» CHALLENGE
Transcribe the whole listing without a single picture.
□ □ □
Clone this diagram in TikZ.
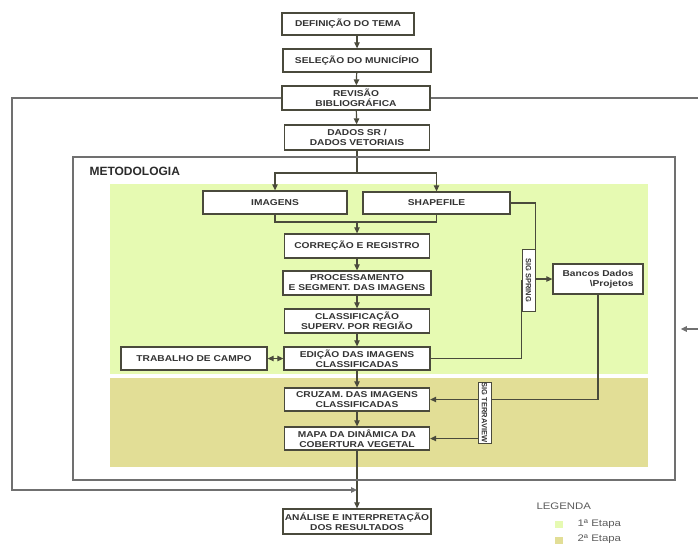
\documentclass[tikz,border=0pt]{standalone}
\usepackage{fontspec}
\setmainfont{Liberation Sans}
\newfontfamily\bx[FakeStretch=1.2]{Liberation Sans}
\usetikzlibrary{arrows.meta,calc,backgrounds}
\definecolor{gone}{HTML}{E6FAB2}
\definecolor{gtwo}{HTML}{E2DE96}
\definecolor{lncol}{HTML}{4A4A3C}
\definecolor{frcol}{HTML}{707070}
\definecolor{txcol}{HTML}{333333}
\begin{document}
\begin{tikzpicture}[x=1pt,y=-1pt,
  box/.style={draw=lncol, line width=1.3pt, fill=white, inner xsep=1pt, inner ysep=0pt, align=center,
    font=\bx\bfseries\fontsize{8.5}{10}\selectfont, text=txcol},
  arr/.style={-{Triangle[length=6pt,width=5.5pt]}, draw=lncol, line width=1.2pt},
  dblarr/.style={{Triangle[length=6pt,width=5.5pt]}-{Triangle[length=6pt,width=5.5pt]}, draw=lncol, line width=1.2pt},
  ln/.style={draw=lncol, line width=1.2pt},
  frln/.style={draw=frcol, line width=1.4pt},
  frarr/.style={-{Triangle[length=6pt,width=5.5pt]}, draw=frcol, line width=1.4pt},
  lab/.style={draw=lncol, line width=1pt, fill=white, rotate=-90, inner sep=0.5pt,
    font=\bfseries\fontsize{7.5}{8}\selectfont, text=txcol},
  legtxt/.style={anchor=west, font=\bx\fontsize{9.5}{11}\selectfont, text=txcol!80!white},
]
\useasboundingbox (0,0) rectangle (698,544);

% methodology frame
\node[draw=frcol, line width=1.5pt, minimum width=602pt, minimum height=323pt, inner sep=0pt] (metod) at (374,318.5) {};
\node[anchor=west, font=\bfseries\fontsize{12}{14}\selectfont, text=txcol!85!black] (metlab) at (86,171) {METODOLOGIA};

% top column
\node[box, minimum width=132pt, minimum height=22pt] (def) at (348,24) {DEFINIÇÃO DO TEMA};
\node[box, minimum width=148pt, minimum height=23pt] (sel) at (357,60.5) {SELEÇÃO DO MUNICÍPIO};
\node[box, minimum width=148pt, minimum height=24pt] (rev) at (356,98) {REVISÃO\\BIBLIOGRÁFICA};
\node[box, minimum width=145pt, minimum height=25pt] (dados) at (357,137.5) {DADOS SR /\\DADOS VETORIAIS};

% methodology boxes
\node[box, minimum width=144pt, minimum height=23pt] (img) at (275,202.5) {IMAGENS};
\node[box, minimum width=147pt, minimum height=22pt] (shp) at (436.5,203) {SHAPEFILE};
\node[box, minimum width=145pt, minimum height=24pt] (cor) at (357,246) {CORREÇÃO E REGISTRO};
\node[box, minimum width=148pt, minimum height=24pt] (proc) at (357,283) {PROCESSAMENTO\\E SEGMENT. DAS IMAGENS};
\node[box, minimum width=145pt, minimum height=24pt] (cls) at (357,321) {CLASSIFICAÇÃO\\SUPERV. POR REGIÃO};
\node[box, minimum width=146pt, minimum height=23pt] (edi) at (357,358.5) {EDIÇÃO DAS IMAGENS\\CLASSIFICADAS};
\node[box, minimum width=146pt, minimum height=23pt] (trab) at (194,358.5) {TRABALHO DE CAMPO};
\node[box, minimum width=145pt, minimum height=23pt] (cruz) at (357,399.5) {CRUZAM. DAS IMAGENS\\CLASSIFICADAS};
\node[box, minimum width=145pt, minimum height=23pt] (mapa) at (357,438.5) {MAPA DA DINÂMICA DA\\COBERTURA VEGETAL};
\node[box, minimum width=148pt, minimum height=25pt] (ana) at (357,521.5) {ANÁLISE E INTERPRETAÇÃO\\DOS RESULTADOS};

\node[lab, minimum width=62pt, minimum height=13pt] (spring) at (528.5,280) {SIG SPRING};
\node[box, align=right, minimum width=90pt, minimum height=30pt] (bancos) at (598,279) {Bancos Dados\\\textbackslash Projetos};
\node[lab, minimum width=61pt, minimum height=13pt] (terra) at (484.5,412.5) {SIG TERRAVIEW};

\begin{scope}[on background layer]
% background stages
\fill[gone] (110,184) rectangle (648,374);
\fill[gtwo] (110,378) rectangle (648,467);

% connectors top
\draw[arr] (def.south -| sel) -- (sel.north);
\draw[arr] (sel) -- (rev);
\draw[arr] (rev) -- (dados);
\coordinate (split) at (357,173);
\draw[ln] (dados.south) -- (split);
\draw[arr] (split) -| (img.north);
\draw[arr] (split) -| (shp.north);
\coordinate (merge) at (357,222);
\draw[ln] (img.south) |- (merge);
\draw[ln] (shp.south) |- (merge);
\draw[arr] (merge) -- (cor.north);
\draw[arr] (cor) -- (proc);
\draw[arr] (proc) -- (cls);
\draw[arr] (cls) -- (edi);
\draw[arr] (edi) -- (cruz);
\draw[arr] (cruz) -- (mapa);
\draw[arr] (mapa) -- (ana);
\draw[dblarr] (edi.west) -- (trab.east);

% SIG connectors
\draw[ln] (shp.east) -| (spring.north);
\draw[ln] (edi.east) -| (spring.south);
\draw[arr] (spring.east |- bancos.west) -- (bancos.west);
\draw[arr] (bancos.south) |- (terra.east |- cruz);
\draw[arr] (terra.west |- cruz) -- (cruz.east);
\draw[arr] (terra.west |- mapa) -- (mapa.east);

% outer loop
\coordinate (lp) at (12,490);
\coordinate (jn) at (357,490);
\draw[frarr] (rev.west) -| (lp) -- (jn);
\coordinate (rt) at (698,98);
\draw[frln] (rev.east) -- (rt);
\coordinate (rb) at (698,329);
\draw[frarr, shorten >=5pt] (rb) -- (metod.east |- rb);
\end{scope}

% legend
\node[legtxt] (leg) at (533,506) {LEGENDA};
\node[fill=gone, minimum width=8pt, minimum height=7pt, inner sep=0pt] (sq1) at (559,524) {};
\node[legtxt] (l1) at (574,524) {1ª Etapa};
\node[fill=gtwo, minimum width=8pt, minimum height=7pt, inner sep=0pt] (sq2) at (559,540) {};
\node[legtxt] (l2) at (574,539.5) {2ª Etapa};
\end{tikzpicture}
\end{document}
□ □ □
» REPLY TO THE TASK
Clone this diagram in TikZ.
\documentclass[tikz,border=0pt]{standalone}
\usepackage{fontspec}
\setmainfont{Liberation Sans}
\newfontfamily\bx[FakeStretch=1.2]{Liberation Sans}
\usetikzlibrary{arrows.meta,calc,backgrounds}
\definecolor{gone}{HTML}{E6FAB2}
\definecolor{gtwo}{HTML}{E2DE96}
\definecolor{lncol}{HTML}{4A4A3C}
\definecolor{frcol}{HTML}{707070}
\definecolor{txcol}{HTML}{333333}
\begin{document}
\begin{tikzpicture}[x=1pt,y=-1pt,
  box/.style={draw=lncol, line width=1.3pt, fill=white, inner xsep=1pt, inner ysep=0pt, align=center,
    font=\bx\bfseries\fontsize{8.5}{10}\selectfont, text=txcol},
  arr/.style={-{Triangle[length=6pt,width=5.5pt]}, draw=lncol, line width=1.2pt},
  dblarr/.style={{Triangle[length=6pt,width=5.5pt]}-{Triangle[length=6pt,width=5.5pt]}, draw=lncol, line width=1.2pt},
  ln/.style={draw=lncol, line width=1.2pt},
  frln/.style={draw=frcol, line width=1.4pt},
  frarr/.style={-{Triangle[length=6pt,width=5.5pt]}, draw=frcol, line width=1.4pt},
  lab/.style={draw=lncol, line width=1pt, fill=white, rotate=-90, inner sep=0.5pt,
    font=\bfseries\fontsize{7.5}{8}\selectfont, text=txcol},
  legtxt/.style={anchor=west, font=\bx\fontsize{9.5}{11}\selectfont, text=txcol!80!white},
]
\useasboundingbox (0,0) rectangle (698,544);

% methodology frame
\node[draw=frcol, line width=1.5pt, minimum width=602pt, minimum height=323pt, inner sep=0pt] (metod) at (374,318.5) {};
\node[anchor=west, font=\bfseries\fontsize{12}{14}\selectfont, text=txcol!85!black] (metlab) at (86,171) {METODOLOGIA};

% top column
\node[box, minimum width=132pt, minimum height=22pt] (def) at (348,24) {DEFINIÇÃO DO TEMA};
\node[box, minimum width=148pt, minimum height=23pt] (sel) at (357,60.5) {SELEÇÃO DO MUNICÍPIO};
\node[box, minimum width=148pt, minimum height=24pt] (rev) at (356,98) {REVISÃO\\BIBLIOGRÁFICA};
\node[box, minimum width=145pt, minimum height=25pt] (dados) at (357,137.5) {DADOS SR /\\DADOS VETORIAIS};

% methodology boxes
\node[box, minimum width=144pt, minimum height=23pt] (img) at (275,202.5) {IMAGENS};
\node[box, minimum width=147pt, minimum height=22pt] (shp) at (436.5,203) {SHAPEFILE};
\node[box, minimum width=145pt, minimum height=24pt] (cor) at (357,246) {CORREÇÃO E REGISTRO};
\node[box, minimum width=148pt, minimum height=24pt] (proc) at (357,283) {PROCESSAMENTO\\E SEGMENT. DAS IMAGENS};
\node[box, minimum width=145pt, minimum height=24pt] (cls) at (357,321) {CLASSIFICAÇÃO\\SUPERV. POR REGIÃO};
\node[box, minimum width=146pt, minimum height=23pt] (edi) at (357,358.5) {EDIÇÃO DAS IMAGENS\\CLASSIFICADAS};
\node[box, minimum width=146pt, minimum height=23pt] (trab) at (194,358.5) {TRABALHO DE CAMPO};
\node[box, minimum width=145pt, minimum height=23pt] (cruz) at (357,399.5) {CRUZAM. DAS IMAGENS\\CLASSIFICADAS};
\node[box, minimum width=145pt, minimum height=23pt] (mapa) at (357,438.5) {MAPA DA DINÂMICA DA\\COBERTURA VEGETAL};
\node[box, minimum width=148pt, minimum height=25pt] (ana) at (357,521.5) {ANÁLISE E INTERPRETAÇÃO\\DOS RESULTADOS};

\node[lab, minimum width=62pt, minimum height=13pt] (spring) at (528.5,280) {SIG SPRING};
\node[box, align=right, minimum width=90pt, minimum height=30pt] (bancos) at (598,279) {Bancos Dados\\\textbackslash Projetos};
\node[lab, minimum width=61pt, minimum height=13pt] (terra) at (484.5,412.5) {SIG TERRAVIEW};

\begin{scope}[on background layer]
% background stages
\fill[gone] (110,184) rectangle (648,374);
\fill[gtwo] (110,378) rectangle (648,467);

% connectors top
\draw[arr] (def.south -| sel) -- (sel.north);
\draw[arr] (sel) -- (rev);
\draw[arr] (rev) -- (dados);
\coordinate (split) at (357,173);
\draw[ln] (dados.south) -- (split);
\draw[arr] (split) -| (img.north);
\draw[arr] (split) -| (shp.north);
\coordinate (merge) at (357,222);
\draw[ln] (img.south) |- (merge);
\draw[ln] (shp.south) |- (merge);
\draw[arr] (merge) -- (cor.north);
\draw[arr] (cor) -- (proc);
\draw[arr] (proc) -- (cls);
\draw[arr] (cls) -- (edi);
\draw[arr] (edi) -- (cruz);
\draw[arr] (cruz) -- (mapa);
\draw[arr] (mapa) -- (ana);
\draw[dblarr] (edi.west) -- (trab.east);

% SIG connectors
\draw[ln] (shp.east) -| (spring.north);
\draw[ln] (edi.east) -| (spring.south);
\draw[arr] (spring.east |- bancos.west) -- (bancos.west);
\draw[arr] (bancos.south) |- (terra.east |- cruz);
\draw[arr] (terra.west |- cruz) -- (cruz.east);
\draw[arr] (terra.west |- mapa) -- (mapa.east);

% outer loop
\coordinate (lp) at (12,490);
\coordinate (jn) at (357,490);
\draw[frarr] (rev.west) -| (lp) -- (jn);
\coordinate (rt) at (698,98);
\draw[frln] (rev.east) -- (rt);
\coordinate (rb) at (698,329);
\draw[frarr, shorten >=5pt] (rb) -- (metod.east |- rb);
\end{scope}

% legend
\node[legtxt] (leg) at (533,506) {LEGENDA};
\node[fill=gone, minimum width=8pt, minimum height=7pt, inner sep=0pt] (sq1) at (559,524) {};
\node[legtxt] (l1) at (574,524) {1ª Etapa};
\node[fill=gtwo, minimum width=8pt, minimum height=7pt, inner sep=0pt] (sq2) at (559,540) {};
\node[legtxt] (l2) at (574,539.5) {2ª Etapa};
\end{tikzpicture}
\end{document}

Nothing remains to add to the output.